If, then, this common origin and common tendency are recognized, the future, both of the social movement and of religion may be viewed with confidence and hope. What the social movement has most to fear is a controlling materialism, the anticipation that a change in economic method will automatically produce a change of the human heart. And, on the other hand, what religion has most to fear is a reversion to separatism, the isolation of consecration, the desocialization of piety, the satisfaction with emotional elevation or dogmatic formalism, instead of the dedication of the will to do the will of the Eternal. What the social movement, therefore, most imperatively needs is spiritualization, and what religion most needs is socialization.

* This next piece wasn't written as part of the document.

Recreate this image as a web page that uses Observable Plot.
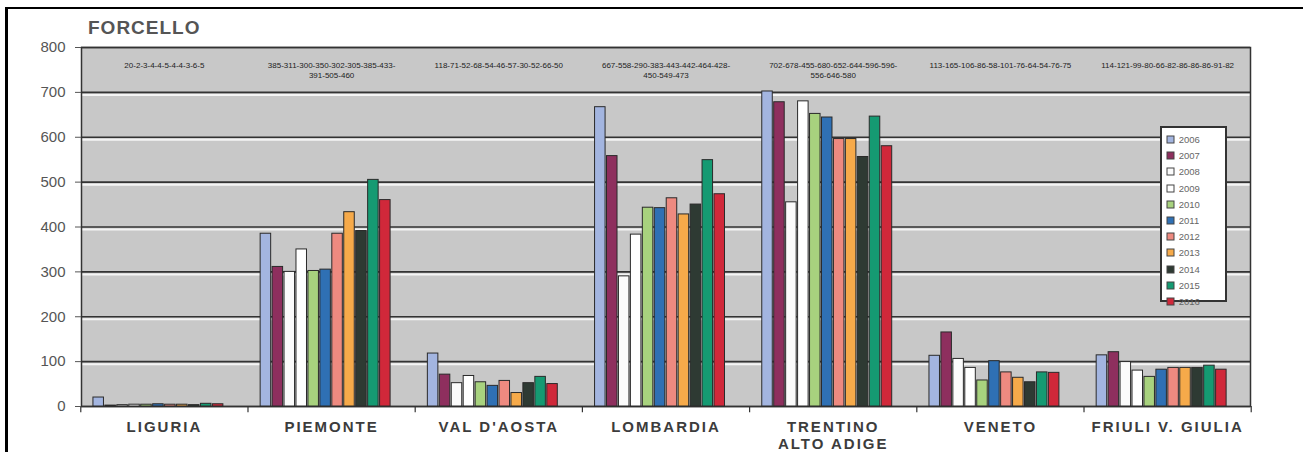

If the social movement be essentially a spiritual fact, then the way is open upward toward religious faith; and if religion be essentially a social fact, then the same way is open downward into human service. The socialization of religion meets the spiritualization of the social movement. The traveler by one road finds himself, as he proceeds, on the other. The Mount of Transfiguration and the healing of the boy on the plain below made, in the life of Jesus, not two conflicting incidents, but a normal and continuous experience. The vision led down to the task; the task was made possible by the vision. When, again, the same teacher cites the ancient law to describe his purpose: "Thou shalt love the Lord, thy God, with all thy heart and mind and soul, and thy neighbor as thyself," he announced, not two commandments, but one. A rational love of God utters itself in the effective service of one's afflicted neighbor. "If any man love not his neighbor whom he hath seen, how can he love God whom he hath not seen." An effective love of one's neighbor is the product of a rational and idealizing faith. "We walk by faith, not by sight." The spiritualization of social service is the secret of fidelity and hope. The socialization of religion is the emancipation from faithlessness and fear. The call of God to the heart is a summons to social duty; and the turning of the will to social duty is not only a call to man, but not less surely a call from God.